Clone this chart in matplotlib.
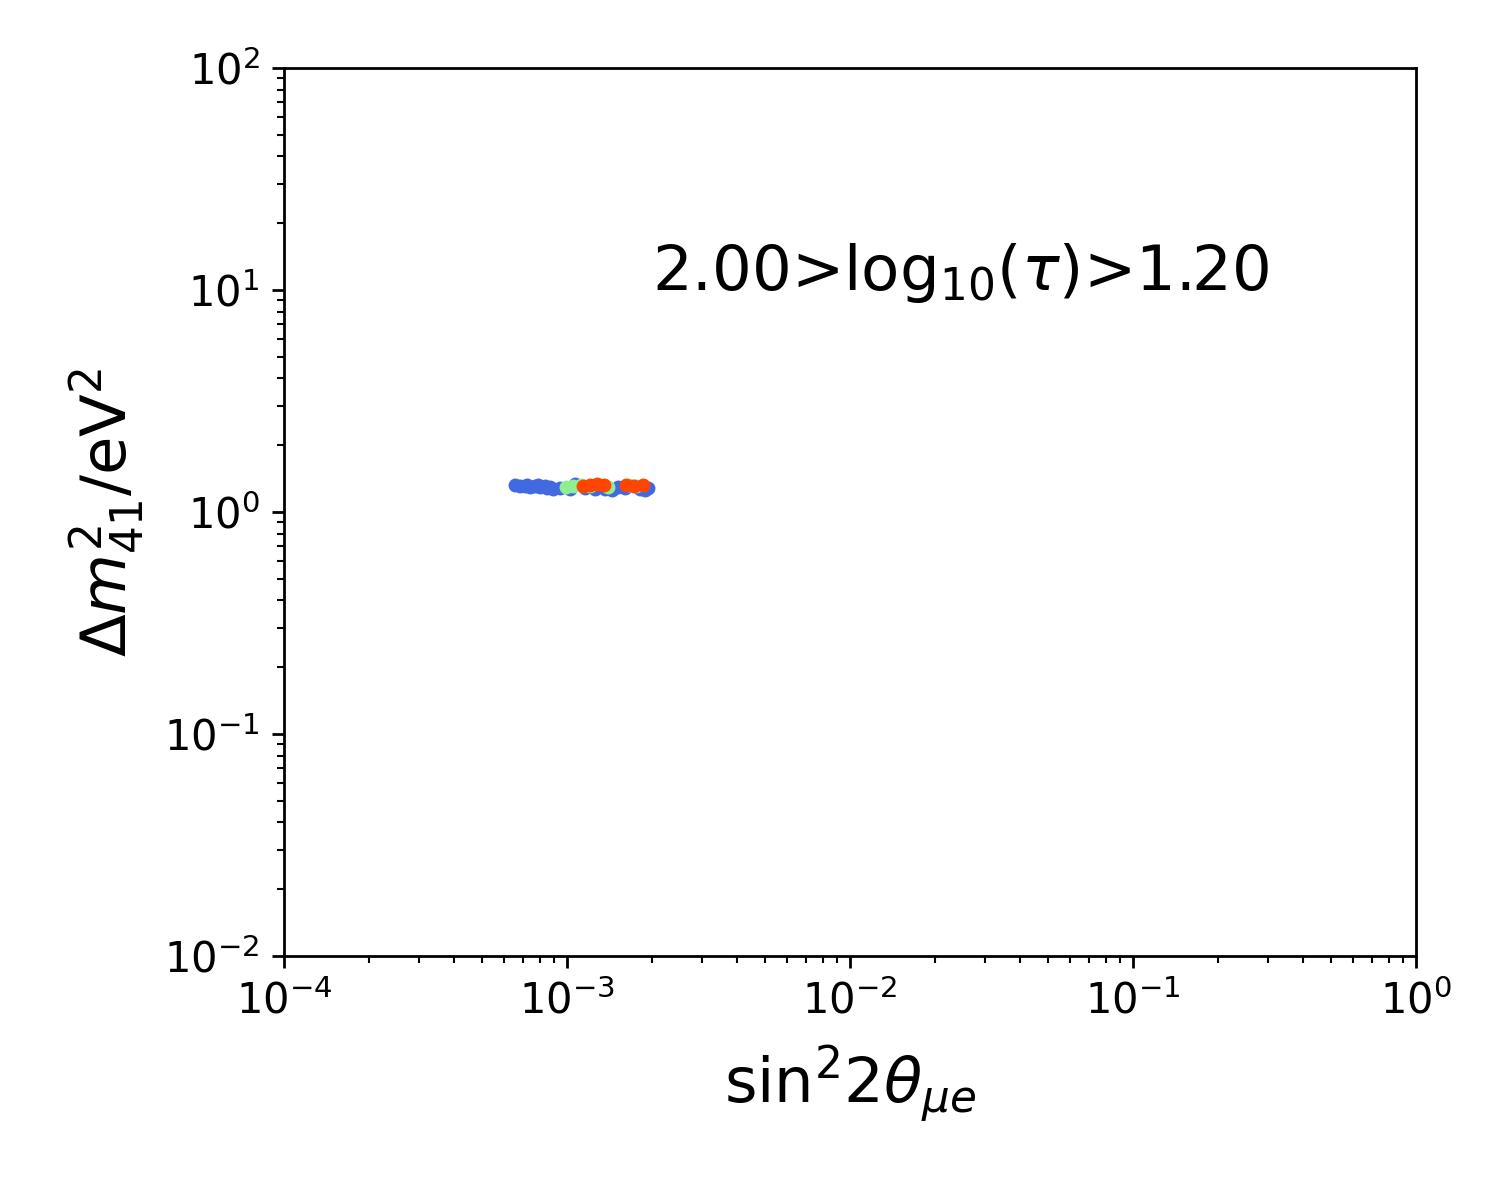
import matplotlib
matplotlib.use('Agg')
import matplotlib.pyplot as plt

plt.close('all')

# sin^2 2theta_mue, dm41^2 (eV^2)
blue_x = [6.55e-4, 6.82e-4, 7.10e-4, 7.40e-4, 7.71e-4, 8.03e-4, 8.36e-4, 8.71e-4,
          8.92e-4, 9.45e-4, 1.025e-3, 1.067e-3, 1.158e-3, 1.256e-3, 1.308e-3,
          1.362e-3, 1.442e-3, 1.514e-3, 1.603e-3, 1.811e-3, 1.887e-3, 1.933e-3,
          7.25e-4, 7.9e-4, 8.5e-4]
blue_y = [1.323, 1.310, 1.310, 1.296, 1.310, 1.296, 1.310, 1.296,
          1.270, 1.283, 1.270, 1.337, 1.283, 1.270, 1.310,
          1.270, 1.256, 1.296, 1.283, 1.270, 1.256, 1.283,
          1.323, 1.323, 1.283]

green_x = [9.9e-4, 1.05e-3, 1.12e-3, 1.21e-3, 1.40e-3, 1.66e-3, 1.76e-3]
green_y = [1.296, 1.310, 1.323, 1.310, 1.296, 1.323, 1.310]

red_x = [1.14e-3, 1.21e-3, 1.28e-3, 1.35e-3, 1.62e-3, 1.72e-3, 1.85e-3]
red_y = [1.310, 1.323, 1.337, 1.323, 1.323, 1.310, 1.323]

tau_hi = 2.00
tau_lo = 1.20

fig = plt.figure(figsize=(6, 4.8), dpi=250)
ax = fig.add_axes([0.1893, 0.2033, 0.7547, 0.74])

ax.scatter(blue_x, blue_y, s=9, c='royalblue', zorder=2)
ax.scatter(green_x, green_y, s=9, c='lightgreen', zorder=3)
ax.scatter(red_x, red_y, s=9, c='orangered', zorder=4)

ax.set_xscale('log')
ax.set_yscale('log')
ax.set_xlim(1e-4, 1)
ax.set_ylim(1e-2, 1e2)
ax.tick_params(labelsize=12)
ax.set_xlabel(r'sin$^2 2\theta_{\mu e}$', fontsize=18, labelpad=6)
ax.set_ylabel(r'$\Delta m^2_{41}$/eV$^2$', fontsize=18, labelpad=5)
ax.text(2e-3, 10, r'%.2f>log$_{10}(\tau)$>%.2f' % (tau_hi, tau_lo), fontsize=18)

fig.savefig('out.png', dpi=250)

*****

Brief - Copy nothing but the lines from the top of the material through the line holding "(tau_hi, tau_lo), fontsize=18)", exactly as written; omit pictures.

Reply -
Clone this chart in matplotlib.
import matplotlib
matplotlib.use('Agg')
import matplotlib.pyplot as plt

plt.close('all')

# sin^2 2theta_mue, dm41^2 (eV^2)
blue_x = [6.55e-4, 6.82e-4, 7.10e-4, 7.40e-4, 7.71e-4, 8.03e-4, 8.36e-4, 8.71e-4,
          8.92e-4, 9.45e-4, 1.025e-3, 1.067e-3, 1.158e-3, 1.256e-3, 1.308e-3,
          1.362e-3, 1.442e-3, 1.514e-3, 1.603e-3, 1.811e-3, 1.887e-3, 1.933e-3,
          7.25e-4, 7.9e-4, 8.5e-4]
blue_y = [1.323, 1.310, 1.310, 1.296, 1.310, 1.296, 1.310, 1.296,
          1.270, 1.283, 1.270, 1.337, 1.283, 1.270, 1.310,
          1.270, 1.256, 1.296, 1.283, 1.270, 1.256, 1.283,
          1.323, 1.323, 1.283]

green_x = [9.9e-4, 1.05e-3, 1.12e-3, 1.21e-3, 1.40e-3, 1.66e-3, 1.76e-3]
green_y = [1.296, 1.310, 1.323, 1.310, 1.296, 1.323, 1.310]

red_x = [1.14e-3, 1.21e-3, 1.28e-3, 1.35e-3, 1.62e-3, 1.72e-3, 1.85e-3]
red_y = [1.310, 1.323, 1.337, 1.323, 1.323, 1.310, 1.323]

tau_hi = 2.00
tau_lo = 1.20

fig = plt.figure(figsize=(6, 4.8), dpi=250)
ax = fig.add_axes([0.1893, 0.2033, 0.7547, 0.74])

ax.scatter(blue_x, blue_y, s=9, c='royalblue', zorder=2)
ax.scatter(green_x, green_y, s=9, c='lightgreen', zorder=3)
ax.scatter(red_x, red_y, s=9, c='orangered', zorder=4)

ax.set_xscale('log')
ax.set_yscale('log')
ax.set_xlim(1e-4, 1)
ax.set_ylim(1e-2, 1e2)
ax.tick_params(labelsize=12)
ax.set_xlabel(r'sin$^2 2\theta_{\mu e}$', fontsize=18, labelpad=6)
ax.set_ylabel(r'$\Delta m^2_{41}$/eV$^2$', fontsize=18, labelpad=5)
ax.text(2e-3, 10, r'%.2f>log$_{10}(\tau)$>%.2f' % (tau_hi, tau_lo), fontsize=18)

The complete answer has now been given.